Even with SSH, how many sysadmins ask you for a strong key, with a
strong passphrase (they have no way to verify that), and send you back
an SSH config ALONG WITH THE SERVER'S FINGERPRINT? So there's room for
improvement there as well. And anyway, would your father know what to do
with that?

Then, this bootstrapping issue is not solving the human factor (or "Sabu
hijodeputtitude"), or the James Bond factor (NSA implanting hardware
bugs into your favorite keyboard), etc. I don't want to reduce the
usability issue to "broken-Internet tech" nor to out-of-band, XKCD 538
style security.

Instead, I want to compile the state of the art in crypto usability, and
put both cryptographers and UX designers together to make it usable
across society. One such initiative was Sean O'Neil's PureNoise
cryptographic proxy service. Which is now going to be GNUnet: everything
going out the computer goes through encrypted channels to their
destination, and that's automated.
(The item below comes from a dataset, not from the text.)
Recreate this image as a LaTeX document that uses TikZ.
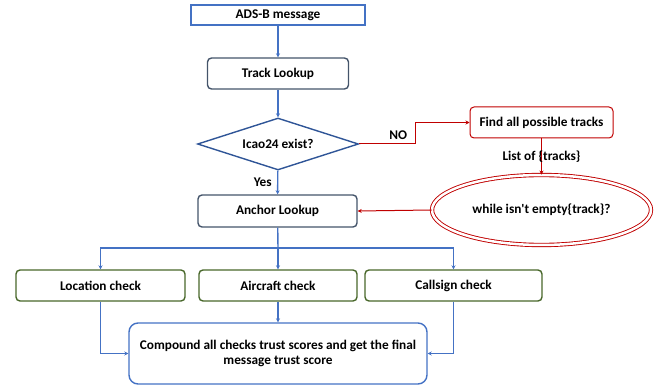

But this does not remove the initial
question "how do I ensure it's the right recipient, the right key,
correct encryption.", etc.

>> - -    Economy of Sociability
> 
> We need a law that impedes making money on the fact that people
> socialize. If you want to make money, you have to sell actual
> goods, like beer in a pub.
>
*** Ah! Well, I wasn't actually thinking in those terms. The idea is
more about the trade offs we go through to enjoy proper sociability
online. What are they, and what price are we ready to pay to follow
through? If we can identify them, we're likely to make better design
decisions to automate conversation flows that will actually interest
people who, for now, think their ability to belong to a group is worth
the risk of seeing one's drunken picture end up in a meme factory.

>> - -    Funding Free Social Software
>> - -    The GNU Name System
>> - -    How To Choose Where To Contribute?
>> - -    Indie Web / Linked Data
> 
> The indie web should have .onion addresses.
>
*** Bazza is proposing a wrapper, ciboulette, that allows people to
setup hidden services to interact with other. Pretty crude and
experimental, but it starts from that assumption.

But the identity in the Indie Web is an URL. It's unlikely that people
want to swap a readable thing with an unreadable one. On the other hand,
if the domain is a zkey, then it also matches whatever funky alias you
want to make for your friends.

So yes, a .onion could be used, and if that becomes a standard, etc.
This brings a new issue: if you're running a Tor hidden service at home,
will you relay as well? If you do, will your relay slow down the whole
network? All considerations need to belong to a larger scope, because
end-users will not be able to make the technical decisions to optimize
the network setup. Bittorrent does pretty well on that account, right?

> Other than that this isn't really a problem that needs
> fixing. The web is broken, we can improve the browsers
> and Tor, but the servers are not the problem. And the
> fundamental idea behind the indie web that says that you
> are free if you are exposing your privacy yourself rather
> letting others do it for you, is fallacious.
>
**** Yes, I agree with that. Besides, it's a solution if everybody can
actually be a PEER on the Web, and not one of thousands of customers of
a virtual appliance on a giant commercial "cloud" service. That would
basically replace the centrality of Facebook with the cloudiness of
CIAmazon. Not so good. But, on the other hand, if people can use their
devices to run their own service as a peer, then the centralized
emotional control of Facebook [0] is already a step away. That is
already better than what we have now.

So, again, it's a matter of trade-offs, and looking at things honestly
and thoroughly. When Secushare can do what the Indie Web can do, how to
make the switch? Etc.

>> - -    Secushare API
>> - -    Sexifying Free Software (Accessibility, Graphic Design,
>> Usability, UX)
>> - -    UnHosted Apps
> 
> I didn't comment the ones I fully agree upon.  ;)
>
*** I appreciate your perspective, and you attention. Conversation is
critical because there are trends, running like furious torrents down
the mountains, growing into rivers, and stabilizing in the ocean. The
Internet itself is this ocean, and dances with the land--our physical
world, that sustains the digital ocean, and increasingly gets shaped by
it. As I see it, GNUnet is a key infrastructure of this digital ocean.